* **TASK STATEMENT**:
Repeat, exactly and completely, the material that follows. Omit the pictures.

* **INFORMATION SUPPLIED**:
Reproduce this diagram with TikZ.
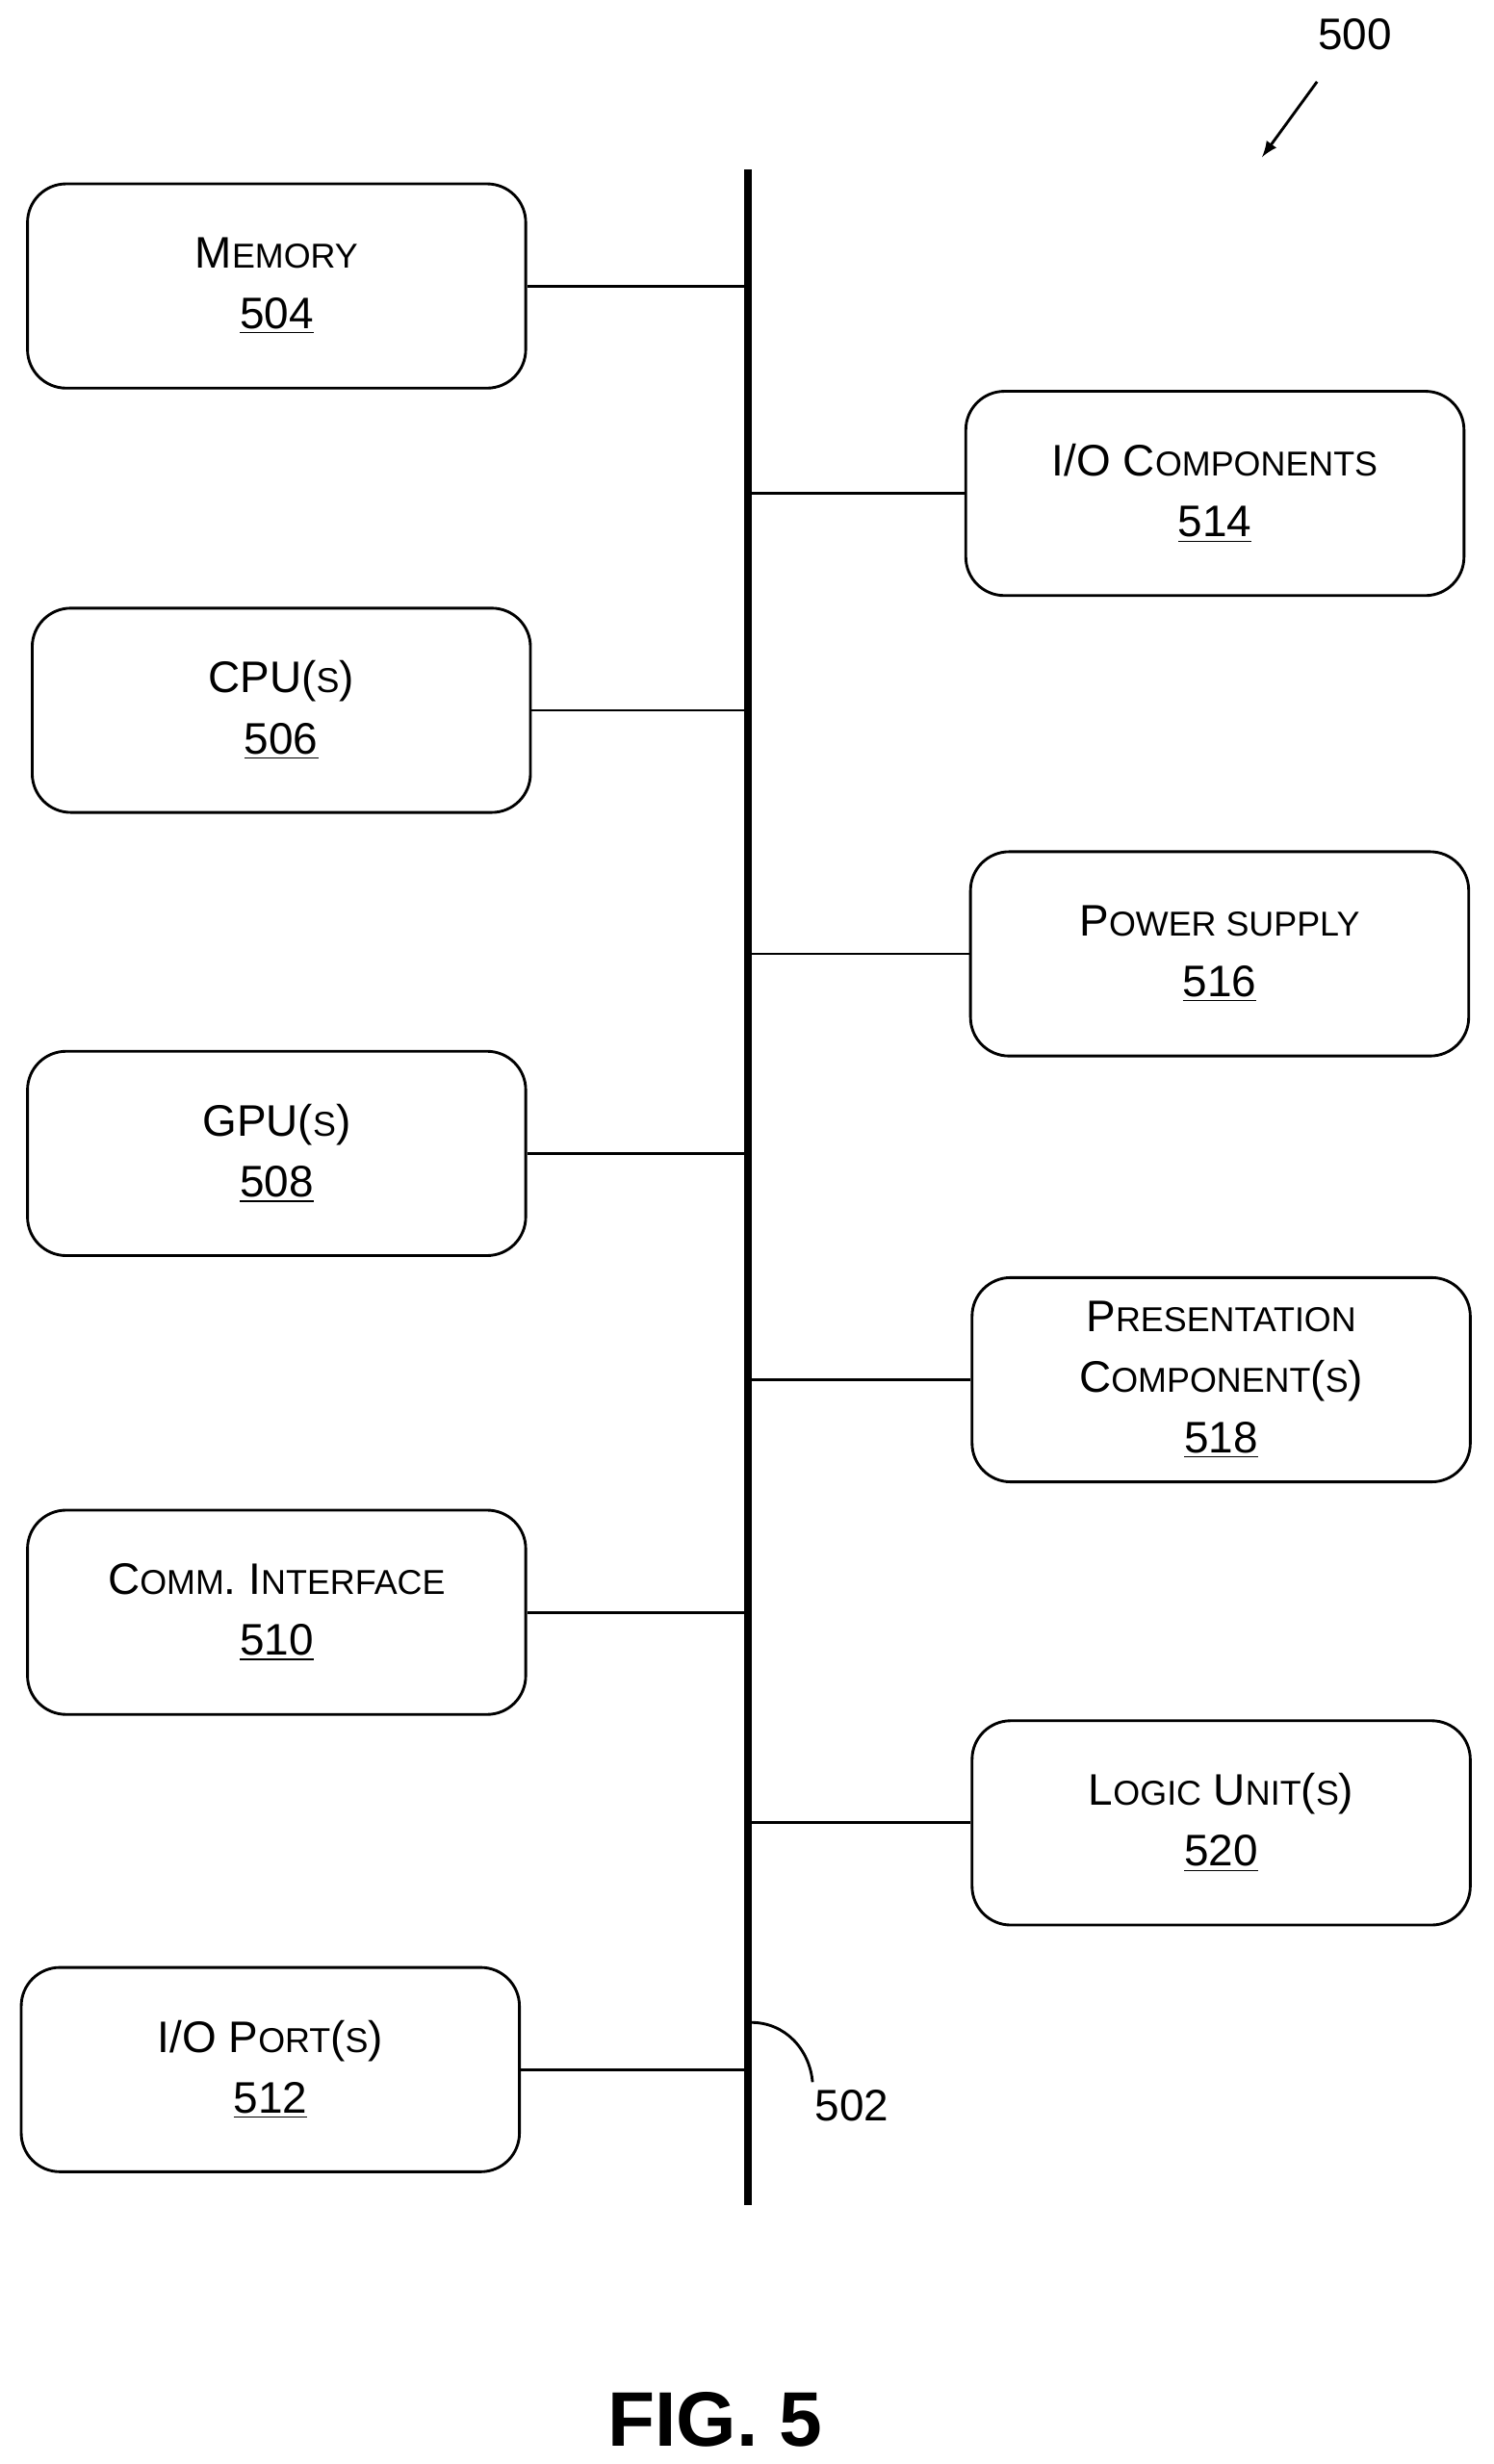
\documentclass[tikz,border=0pt]{standalone}
\usepackage{fontspec}
\setmainfont{Liberation Sans}
\usetikzlibrary{positioning}
\newcommand{\smc}[1]{{\fontsize{12.5}{15}\selectfont #1}}
\tikzset{every picture/.style={/utils/exec={\fontsize{16}{22}\selectfont}}}

\begin{document}
\begin{tikzpicture}[x=0.02cm, y=-0.02cm, thick,
    unit/.style={draw=black, rounded corners=14pt, minimum width=317*0.02cm, minimum height=130*0.02cm, align=center, line width=1pt},
    link/.style={line width=1pt}]
    \useasboundingbox (0,0) rectangle (950,1568);

    % bus
    \coordinate (bustop) at (476,108);
    \coordinate (busbot) at (476,1403);
    \draw[line width=3pt] (bustop) -- (busbot);

    % left side
    \node[unit] (mem) at (176,182) {M\smc{EMORY}\\\underline{504}};
    \node[unit] (cpu) at (179,452) {CPU(\smc{S})\\\underline{506}};
    \node[unit] (gpu) at (176,734) {GPU(\smc{S})\\\underline{508}};
    \node[unit] (comm) at (176,1026) {C\smc{OMM}. I\smc{NTERFACE}\\\underline{510}};
    \node[unit] (port) at (172,1317) {I/O P\smc{ORT}(\smc{S})\\\underline{512}};

    % right side
    \node[unit] (ioc) at (773,314) {I/O C\smc{OMPONENTS}\\\underline{514}};
    \node[unit] (pwr) at (776,607) {P\smc{OWER SUPPLY}\\\underline{516}};
    \node[unit] (pres) at (777,878) {P\smc{RESENTATION}\\C\smc{OMPONENT}(\smc{S})\\\underline{518}};
    \node[unit] (logic) at (777,1160) {L\smc{OGIC} U\smc{NIT}(\smc{S})\\\underline{520}};

    \foreach \n in {mem,cpu,gpu,comm,port}
        \draw[link] (\n.east) -- (\n.east -| bustop);
    \foreach \n in {ioc,pwr,pres,logic}
        \draw[link] (\n.west) -- (\n.west -| bustop);

    % labels
    \coordinate (bustag) at (478,1287);
    \node (l502) at (542,1340) {502};
    \draw[link] (bustag) to[out=0, in=95] (517,1325);
    \node (l500) at (862,22) {500};
    \draw[link, -latex] (838,52) -- (803,100);
    \node (fig) at (455,1540) {\fontsize{28}{32}\selectfont\bfseries FIG. 5};
\end{tikzpicture}
\end{document}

* **TASK RESPONSE**:
Reproduce this diagram with TikZ.
\documentclass[tikz,border=0pt]{standalone}
\usepackage{fontspec}
\setmainfont{Liberation Sans}
\usetikzlibrary{positioning}
\newcommand{\smc}[1]{{\fontsize{12.5}{15}\selectfont #1}}
\tikzset{every picture/.style={/utils/exec={\fontsize{16}{22}\selectfont}}}

\begin{document}
\begin{tikzpicture}[x=0.02cm, y=-0.02cm, thick,
    unit/.style={draw=black, rounded corners=14pt, minimum width=317*0.02cm, minimum height=130*0.02cm, align=center, line width=1pt},
    link/.style={line width=1pt}]
    \useasboundingbox (0,0) rectangle (950,1568);

    % bus
    \coordinate (bustop) at (476,108);
    \coordinate (busbot) at (476,1403);
    \draw[line width=3pt] (bustop) -- (busbot);

    % left side
    \node[unit] (mem) at (176,182) {M\smc{EMORY}\\\underline{504}};
    \node[unit] (cpu) at (179,452) {CPU(\smc{S})\\\underline{506}};
    \node[unit] (gpu) at (176,734) {GPU(\smc{S})\\\underline{508}};
    \node[unit] (comm) at (176,1026) {C\smc{OMM}. I\smc{NTERFACE}\\\underline{510}};
    \node[unit] (port) at (172,1317) {I/O P\smc{ORT}(\smc{S})\\\underline{512}};

    % right side
    \node[unit] (ioc) at (773,314) {I/O C\smc{OMPONENTS}\\\underline{514}};
    \node[unit] (pwr) at (776,607) {P\smc{OWER SUPPLY}\\\underline{516}};
    \node[unit] (pres) at (777,878) {P\smc{RESENTATION}\\C\smc{OMPONENT}(\smc{S})\\\underline{518}};
    \node[unit] (logic) at (777,1160) {L\smc{OGIC} U\smc{NIT}(\smc{S})\\\underline{520}};

    \foreach \n in {mem,cpu,gpu,comm,port}
        \draw[link] (\n.east) -- (\n.east -| bustop);
    \foreach \n in {ioc,pwr,pres,logic}
        \draw[link] (\n.west) -- (\n.west -| bustop);

    % labels
    \coordinate (bustag) at (478,1287);
    \node (l502) at (542,1340) {502};
    \draw[link] (bustag) to[out=0, in=95] (517,1325);
    \node (l500) at (862,22) {500};
    \draw[link, -latex] (838,52) -- (803,100);
    \node (fig) at (455,1540) {\fontsize{28}{32}\selectfont\bfseries FIG. 5};
\end{tikzpicture}
\end{document}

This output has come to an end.